GREENE: Vice President Mike Pence, Russian President Vladimir Putin and French President Emmanuel Macron also spoke at the event. NPR's Daniel Estrin is in Jerusalem. He was listening to all of it and joins us. Hi, Daniel.

DANIEL ESTRIN, BYLINE: Hi, David.

GREENE: So what else did we hear from Netanyahu?

ESTRIN: Well, he drew a direct line between Jews being defenseless in the Holocaust and the need for a strong state of Israel to defend itself today. He had 40 heads of state sitting before him in the hall, one of the biggest gatherings of world leaders Israel's ever hosted. And he had some tough words for the world. He said, quote, "when the Jewish people faced annihilation, the world turned its back on us."

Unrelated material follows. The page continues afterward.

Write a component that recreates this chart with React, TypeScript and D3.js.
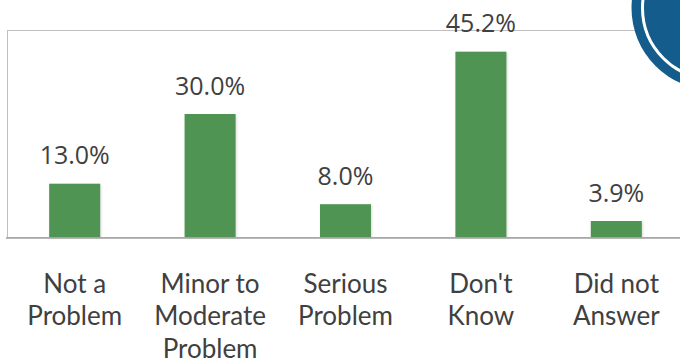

He also said he's concerned that the world doesn't have a unified stance to confront Iran. He didn't name names, but, you know, sitting before him were the presidents of France and Germany and Prince Charles of the U.K. And all of those countries are still part of the Iran nuclear deal that Israel opposes. And earlier today, Netanyahu also nodded to his guest, Vladimir Putin. And he said that nobody should obscure the sacrifice of the Soviet Union battling the Nazi monster.

GREENE: What was he referring to? I mean, is there some sort of risk that people would doubt how much the Soviets suffered in the war?

ESTRIN: Well, this is Netanyahu winking at what is bothering Putin lately, which is a dispute that he has with Poland about their country's roles and complicity in the war. The Poles have not forgotten that the Soviet Union signed a pact - a secret pact with Germany - to divide Poland and that's what launched World War II. And Putin thinks that the world, you know, instead should be focusing on the Soviet liberation of Auschwitz. So at his - in his speech in Jerusalem, Putin said the Soviet Union lost more people than any other nation in World War II.

He accused countries - some countries of cynically manipulating the war for political ends today. You know, maybe some eyes rolling in Poland about that statement because Putin recently accused Poland of starting World War II, which isn't true. But here in Jerusalem, Putin is the big guest of honor. Putin and Netanyahu inaugurated a memorial to the victims of the siege of Leningrad during World War II. And at the Holocaust memorial in Jerusalem, Netanyahu and his wife sat next to Putin. And on the other side of them was Vice President Mike Pence.

GREENE: Who also spoke, right? What'd we hear from him?

ESTRIN: Right. I think it's important to point out, you know, these two leaders sitting next to Netanyahu, and Netanyahu seeing both of those leaders as important figures. Pence called for an end to the vile tide of anti-Semitism around the world. He spoke about Iran also, called it the one state that denies the Holocaust. And Pence gave a religious bent to this ceremony. He's, of course, an evangelical Christian. He said we bear witness to God's faithfulness to the Jewish people.

GREENE: What did this all mean for Holocaust survivors in Israel?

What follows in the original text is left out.